Our programs support Hollywood insiders who want to improve standards and practices from within. Our campaigns directly challenge those profiting from dehumanizing us, holding corporate decision-makers accountable to the public.
- Criminal Justice
Public policies should benefit communities, not destroy them. Yet, the U.S. criminal justice system has always served as a way for those in power to control Black communities—suppressing our rights, impeding our growth, stealing our wealth, undermining our power and ruining our lives. Today, corporations, municipalities, prosecutors and politicians profit way too much from these practices, both materially and professionally. To increase their wealth and power, they unfairly and disproportionately exploit us through prison labor, excessive ticketing, over-sentencing, money bail, police militarization and violence. Outrageously, they even profit from criminal justice reform itself.
It has little to do with crime or justice. And accountability is far too rare. Our campaigns bring the worst of these profiteers and policies into the light: ending perverse incentives, changing standards and norms, and increasing momentum for system changes that make communities stronger and safer.
- Not To Be Trusted
Reliability in the news is more important than ever. Who can we trust? Not surprisingly, when it comes to information about Black people, most news outlets that influence the thinking of decision makers and the public are not to be trusted.

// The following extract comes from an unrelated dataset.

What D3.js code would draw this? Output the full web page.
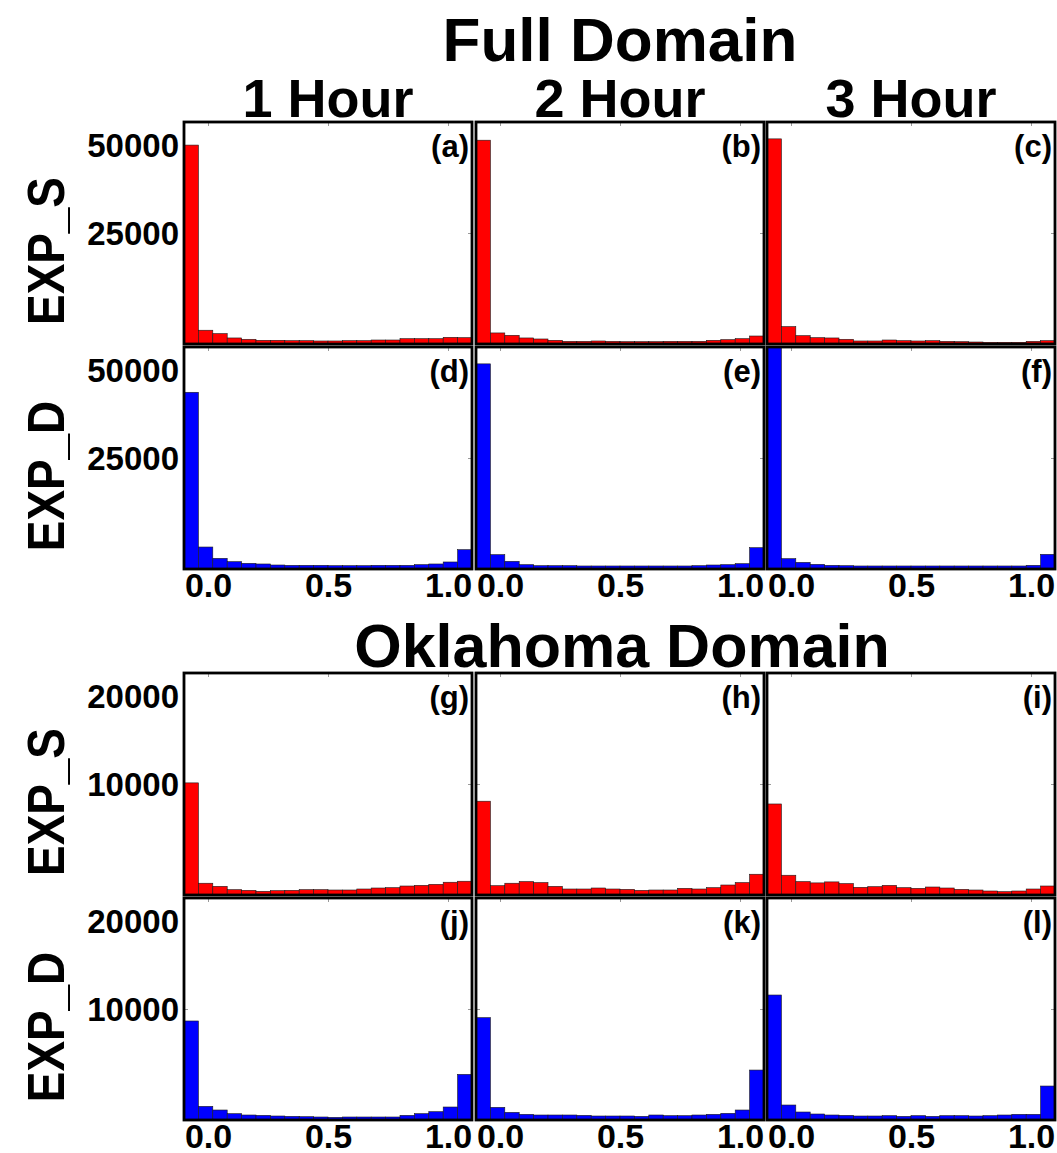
<!DOCTYPE html>
<html>
<head>
<meta charset="utf-8">
<script src="https://cdn.jsdelivr.net/npm/d3@7"></script>
<style>
  body { margin: 0; background: #fff; }
  svg text { font-family: "Liberation Sans", Arial, Helvetica, sans-serif; font-weight: bold; fill: #000; }
</style>
</head>
<body>
<svg id="chart" width="1057" height="1153"></svg>
<script>
// ---- labels ----
const hourLabels = ["1 Hour", "2 Hour", "3 Hour"];
const domainTitles = ["Full Domain", "Oklahoma Domain"];
const experimentLabels = ["EXP_S", "EXP_D", "EXP_S", "EXP_D"];
const panelLetters = [
  ["(a)", "(b)", "(c)"],
  ["(d)", "(e)", "(f)"],
  ["(g)", "(h)", "(i)"],
  ["(j)", "(k)", "(l)"]
];

// ---- histogram binning (20 equal bins) ----
const binEdgeStart = -0.1;
const binEdgeEnd = 1.1;
const xTickValues = [0.0, 0.5, 1.0];

// ---- y axes ----
const fullYMax = 50000;
const fullYTicks = [25000, 50000];
const okYMax = 20000;
const okYTicks = [10000, 20000];

// ---- counts per bin: Full Domain ----
const countsA = [44800, 3100, 2340, 1360, 1060, 830, 830, 750, 750, 680, 680, 750, 750, 900, 900, 1200, 1200, 1200, 1500, 1430];
const countsB = [45900, 2490, 1960, 1360, 1130, 830, 600, 600, 680, 600, 530, 530, 530, 600, 600, 600, 830, 980, 1200, 1800];
const countsC = [46200, 3920, 1880, 1430, 1360, 1060, 680, 680, 900, 750, 680, 750, 600, 530, 450, 380, 380, 380, 600, 750];
const countsD = [39800, 4950, 2400, 1650, 1280, 1130, 900, 830, 830, 830, 750, 750, 750, 830, 830, 830, 980, 1130, 1580, 4350];
const countsE = [46200, 3230, 1730, 980, 750, 750, 750, 680, 680, 680, 680, 680, 680, 680, 680, 750, 900, 980, 1200, 4800];
const countsF = [52000, 2330, 1500, 1050, 830, 750, 680, 680, 680, 680, 680, 680, 680, 680, 680, 680, 680, 680, 830, 3300];

// ---- counts per bin: Oklahoma Domain ----
const countsG = [10100, 1060, 780, 480, 420, 330, 390, 420, 480, 480, 450, 450, 540, 630, 660, 810, 870, 960, 1150, 1240];
const countsH = [8450, 840, 1060, 1210, 1120, 780, 540, 540, 630, 540, 510, 420, 450, 450, 600, 540, 660, 900, 1120, 1870];
const countsI = [8200, 1780, 1210, 1090, 1180, 1030, 690, 750, 870, 660, 600, 720, 630, 510, 450, 360, 300, 360, 540, 810];
const countsJ = [8920, 1230, 900, 570, 450, 420, 360, 330, 300, 270, 240, 270, 270, 270, 270, 420, 570, 750, 1170, 4110];
const countsK = [9220, 1140, 690, 510, 450, 450, 450, 420, 360, 360, 360, 330, 450, 390, 390, 450, 510, 600, 900, 4500];
const countsL = [11260, 1350, 720, 540, 450, 420, 360, 360, 390, 330, 390, 330, 390, 390, 360, 390, 450, 510, 510, 3060];

// ---- layout ----
const colLeft = [184, 476, 767];
const rowTop = [122, 347, 673, 898];
const panelW = 288;
const panelH = 222;

const svg = d3.select("#chart");

const rows = [
  { counts: [countsA, countsB, countsC], color: "#ff0000", yMax: fullYMax, yTicks: fullYTicks, xLabels: false },
  { counts: [countsD, countsE, countsF], color: "#0000ff", yMax: fullYMax, yTicks: fullYTicks, xLabels: true },
  { counts: [countsG, countsH, countsI], color: "#ff0000", yMax: okYMax, yTicks: okYTicks, xLabels: false },
  { counts: [countsJ, countsK, countsL], color: "#0000ff", yMax: okYMax, yTicks: okYTicks, xLabels: true }
];

const x = d3.scaleLinear().domain([binEdgeStart, binEdgeEnd]).range([0, panelW]);

const defs = svg.append("defs");
defs.append("clipPath").attr("id", "panel-clip")
  .append("rect").attr("x", 0).attr("y", 0).attr("width", panelW).attr("height", panelH);

rows.forEach((row, r) => {
  const y = d3.scaleLinear().domain([0, row.yMax]).range([panelH, 0]);

  row.counts.forEach((counts, c) => {
    const g = svg.append("g").attr("transform", `translate(${colLeft[c]},${rowTop[r]})`);
    const nBins = counts.length;
    const binW = (binEdgeEnd - binEdgeStart) / nBins;

    // faint inward tick marks on the frame
    const tickCol = "#9a9a9a";
    g.append("g")
      .call(d3.axisTop(x).tickValues(xTickValues).tickSize(-4).tickFormat(""))
      .call(s => s.select(".domain").remove())
      .selectAll("line").attr("stroke", tickCol);
    g.append("g").attr("transform", `translate(${panelW},0)`)
      .call(d3.axisRight(y).tickValues(row.yTicks).tickSize(-4).tickFormat(""))
      .call(s => s.select(".domain").remove())
      .selectAll("line").attr("stroke", tickCol);
    g.append("g")
      .call(d3.axisLeft(y).tickValues(row.yTicks).tickSize(-4).tickFormat(""))
      .call(s => s.select(".domain").remove())
      .selectAll("line").attr("stroke", tickCol);

    // histogram bars
    g.append("g").attr("clip-path", "url(#panel-clip)")
      .selectAll("rect").data(counts).join("rect")
      .attr("x", (d, i) => x(binEdgeStart + i * binW))
      .attr("width", (d, i) => x(binEdgeStart + (i + 1) * binW) - x(binEdgeStart + i * binW))
      .attr("y", d => y(d))
      .attr("height", d => panelH - y(d))
      .attr("fill", row.color)
      .attr("stroke", "#1a1a1a")
      .attr("stroke-width", 0.6);

    // panel frame
    g.append("rect")
      .attr("x", 0).attr("y", 0).attr("width", panelW).attr("height", panelH)
      .attr("fill", "none").attr("stroke", "#000").attr("stroke-width", 2.8);

    // panel letter
    g.append("text")
      .attr("x", panelW - 3).attr("y", 35)
      .attr("text-anchor", "end")
      .style("font-size", "31px")
      .text(panelLetters[r][c]);

    // y tick labels (first column only)
    if (c === 0) {
      const ya = g.append("g")
        .call(d3.axisLeft(y).tickValues(row.yTicks).tickSize(0).tickPadding(5).tickFormat(d3.format("d")));
      ya.select(".domain").remove();
      ya.selectAll("text")
        .attr("font-family", null).attr("font-size", null)
        .style("font-size", "33px")
        .attr("dy", "0.36em");
      // top label sits a little below the frame edge
      ya.selectAll(".tick").filter(d => d === row.yMax)
        .select("text").attr("dy", "1.05em");
    }

    // x tick labels (bottom of each domain block)
    if (row.xLabels) {
      const xa = g.append("g").attr("transform", `translate(0,${panelH})`)
        .call(d3.axisBottom(x).tickValues(xTickValues).tickSize(0).tickPadding(4).tickFormat(d3.format(".1f")));
      xa.select(".domain").remove();
      xa.selectAll("text")
        .attr("font-family", null).attr("font-size", null)
        .style("font-size", "34px");
    }
  });

  // row label
  const cy = rowTop[r] + panelH / 2 + 18;
  svg.append("text")
    .attr("transform", `translate(64,${cy}) rotate(-90) scale(0.9,1)`)
    .attr("text-anchor", "middle")
    .style("font-size", "51px")
    .text(experimentLabels[r]);
});

// column titles
hourLabels.forEach((h, c) => {
  svg.append("text")
    .attr("x", colLeft[c] + panelW / 2).attr("y", 117)
    .attr("text-anchor", "middle")
    .style("font-size", "54px")
    .text(h);
});

// domain titles
svg.append("text")
  .attr("x", 620).attr("y", 61)
  .attr("text-anchor", "middle")
  .style("font-size", "62px")
  .text(domainTitles[0]);
svg.append("text")
  .attr("x", 622).attr("y", 667)
  .attr("text-anchor", "middle")
  .style("font-size", "61px")
  .text(domainTitles[1]);
</script>
</body>
</html>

They inaccurately represent Black people as drivers of crime, mischaracterize and demonize Black protestors, under-play Black contributions to society, single out and attack Black mothers, and the list goes on.
These inaccuracies and mis-representations are dangerous. They increase demand for disproven public policies that harm us. They also create warped perceptions of Black people that lead to real-world harms: when applying for jobs, seeking health care, interacting with police and prosecutors, trying to pass better laws, or just being a kid in a classroom. Through our News Accuracy Ratings & Report Card, we are exposing this deeply unfair pattern of inaccuracy, and creating a roadmap for improving standards and practices in the news.
Justice for Black communities has never been automatic: we speak up to demand it, and organize to attain it. It often starts with a small group of people who see injustice locally—police violence, racist media, discrimination by a business, de-funding of our schools—and feel they can no longer remain silent. And in every era, Black people have pioneered new ways to build the power we need to get the justice we deserve. Today, more people than ever are ready to step up, but they don’t always have the tools and experience to leverage technology effectively and win.
OrganizeFor is a petition platform and training resource launched by Color Of Change to help people in our communities effectively challenge the injustices affecting the people they care about—family, neighbors, friends and allies. We have also launched the Movement-Building Partnership Program to provide expert training, and a dedicated channel on our platform, for staff at ally organizations.